Он вновь улыбнулся своей несчастной и виноватой улыбкой, и я понял, что опять ошибся, что обладать исключительной памятью в этом месте вовсе не дар.
– Он был вашим другом?
– В известном смысле, – сказал я, – какое-то время.
– Когда его госпитализировали?
– Думаю, около года назад, под конец сезона муссонов.
– Год – это давно, – сказал он. Потом продолжил: – Сезон муссонов – это худшее, что есть, их здесь бывает столько.
– Представляю, – ответил я.
Он обхватил голову руками, словно о чем-то размышляя либо от усталости.
– Не представляете, – сказал он. – У вас есть его фотография?
Вопрос был простым и практическим, но он застал меня врасплох, потому что я чувствовал груз памяти и одновременно ее непригодность.
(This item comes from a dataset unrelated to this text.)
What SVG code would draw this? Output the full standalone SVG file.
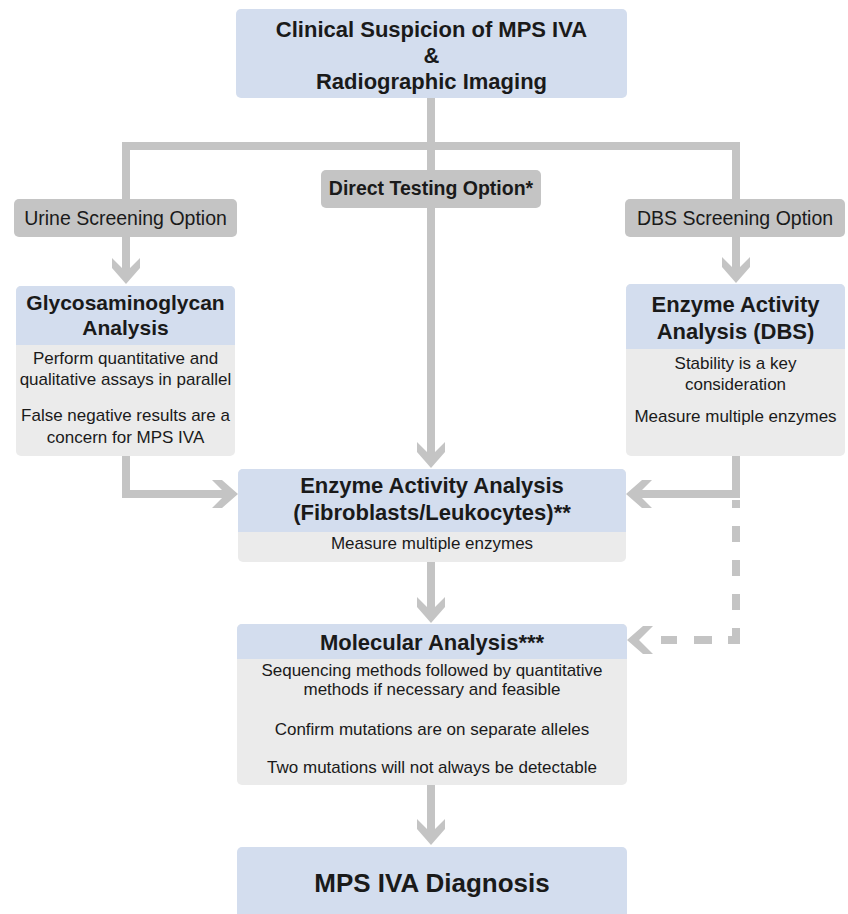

Что, в сущности, мы помним о лице человека? Нет, фотографии у меня не было, было только воспоминание о нем, но оно было только моим, не поддающимся описанию, сложившимся во мне представлением о внешнем виде Ксавье. Я сделал усилие и сказал: «Он моего роста, поджарый, прямые волосы, примерно моего возраста, и порой на лице его появляется выражение наподобие вашего, доктор, – когда он улыбается, то кажется грустным».
– Ваше описание не отличается точностью, – сказал он, – но это не имеет значения, я не помню никакого Джаната-Пинто, по крайней мере, в данный момент.
Мы находились в сером, совершенно пустом помещении. В глубине у стены стояло бетонное корыто как будто для стирки белья. Оно было завалено бумагами. Перед ним был старый длинный стол, тоже с завалами бумажек. Доктор поднялся и направился в ту сторону. Мне показалось, что он прихрамывает. Стал рыться среди бумаг на столе. Издалека я увидел, что это были странички из тетради и обрывки коричневой упаковочной бумаги.
– Это мой архив, – сказал он, – здесь имеются все имена.
Я продолжал сидеть за столиком и рассматривал те несколько предметов, которые на нем стояли. Стеклянный шарик с лондонским мостом внутри и в рамке фотография дома, напоминавшего швейцарское шале.